Not the typical Stephen King...

It could be a dragon’s eye. Maybe a chambered nautilus done in blue brick. A stairwell – an actual well with stairs? The font is strange, with the title on what could be a music staff – the F and T both look like they have musical notes incorporated in their design (the P and E are made of spikes or nails). It could also be the lines you find in first grade, guides for those learning how to write. A boy and a shepherd are walking down the lantern lit stairs. Throw Stephen King’s name writ large on the top, and it’s one of the oddest book covers I’ve ever seen. Stephen King writing a fairy tale?

King is a master of horror, not fairy tales. Then again, if you un-Disneyfy and de-sanitize what passes for fairy tales these days, you’ll find that plenty of horror clings to the traditional versions. Is this cover giving fair warning that what is within might be dangerous? That ran through my mind when I saw it at the Northshire Book Store. And when I brought it home.

I think this cover asks a question: are you brave enough to dare looking inside? Will you open the door and go in? Are you willing to leave your ideas of what is real and what is possible behind?

If I’m honest, a look in the mirror or into the face of another brings up the same questions…am I up for the adventure of a lifetime, full of shadows and blinding light?

Are you?

A Pause, and a Second Look

I didn’t pick up this book for myself; it was a Christmas gift for my then seventeen year old son, who has created art that fits well in the Modern Art category.
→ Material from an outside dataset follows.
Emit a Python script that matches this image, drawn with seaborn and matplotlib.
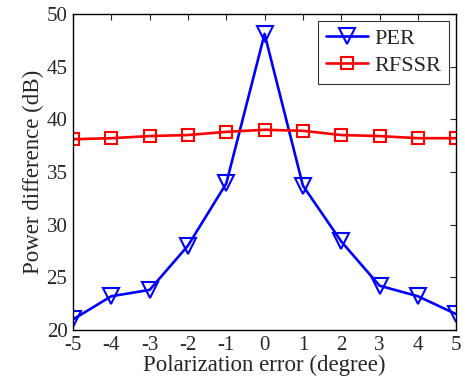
import numpy as np
import pandas as pd
import seaborn as sns
import matplotlib.pyplot as plt

# polarization error (degree)
pol_error = [-5, -4, -3, -2, -1, 0, 1, 2, 3, 4, 5]
per_db = [21.0, 23.2, 23.8, 28.0, 33.9, 48.1, 33.7, 28.4, 24.2, 23.2, 21.5]
rfssr_db = [38.1, 38.2, 38.4, 38.5, 38.8, 39.0, 38.9, 38.5, 38.4, 38.2, 38.2]

sns.set_style('white')
plt.rcParams['font.family'] = ['Liberation Serif', 'DejaVu Serif']
plt.rcParams['axes.unicode_minus'] = False

fig = plt.figure(figsize=(4.65, 3.85), dpi=100)
ax = fig.add_axes([0.157, 0.143, 0.824, 0.821])

sns.lineplot(x=pol_error, y=per_db, ax=ax, color='#0000ff', lw=1.9,
             marker='v', markersize=11, markerfacecolor='none',
             markeredgecolor='#0000ff', markeredgewidth=1.5, label='PER')
sns.lineplot(x=pol_error, y=rfssr_db, ax=ax, color='#ff0000', lw=1.9,
             marker='s', markersize=8, markerfacecolor='none',
             markeredgecolor='#ff0000', markeredgewidth=1.5, label='RFSSR')

ax.set_xlim(-5, 5)
ax.set_ylim(20, 50)
ax.set_xticks(pol_error)
ax.set_yticks(np.arange(20, 51, 5))
ax.tick_params(direction='in', length=4, width=0.8, labelsize=15,
               top=True, right=True, pad=4)
for s in ax.spines.values():
    s.set_color('black')
    s.set_linewidth(1.0)
ax.set_xlabel('Polarization error (degree)', fontsize=16.5, labelpad=0)
ax.set_ylabel('Power difference (dB)', fontsize=16.5, labelpad=2)

leg = ax.legend(loc='upper right', fontsize=16, frameon=True, fancybox=False,
                edgecolor='black', handlelength=1.9, borderaxespad=0.3,
                labelspacing=0.3, borderpad=0.35, handletextpad=0.3)
leg.get_frame().set_linewidth(0.8)

fig.savefig('out.png', dpi=100)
Because he said it changed his whole understanding of Art, I read it.

What are you looking at? Add one of the most recognizable modern art images, and it’s hard not go beyond the cover.

The book itself is amazing. Gompertz walks readers through the history and expressions of modern art, making accessible a whole category of work that I’d never given any time or attention to. Now, instead of my eyes sliding over the modern art pieces in a museum as I scurry to the Impressionist gallery, I stop and spend time really looking at them. I give them more than a passing glance because the cover of this book led to the pages inside, led to a pause, and led to a second look. I move beyond my first, fleeting impression.

What are you looking at? What am I looking at? Dangerous, life-altering questions. Because if we stop and ask them, pause for a second look, we might just see what is right in front of us. We might look at that bush long enough to see it burning. We might hear the voice of God. And we might remove our sandals because we know that we walk on holy ground.

If we don’t pause, we’ll miss it. At least for the time being. I suspect that the Holy will continue planting burning bushes and sacred images on our paths until we finally stop and look.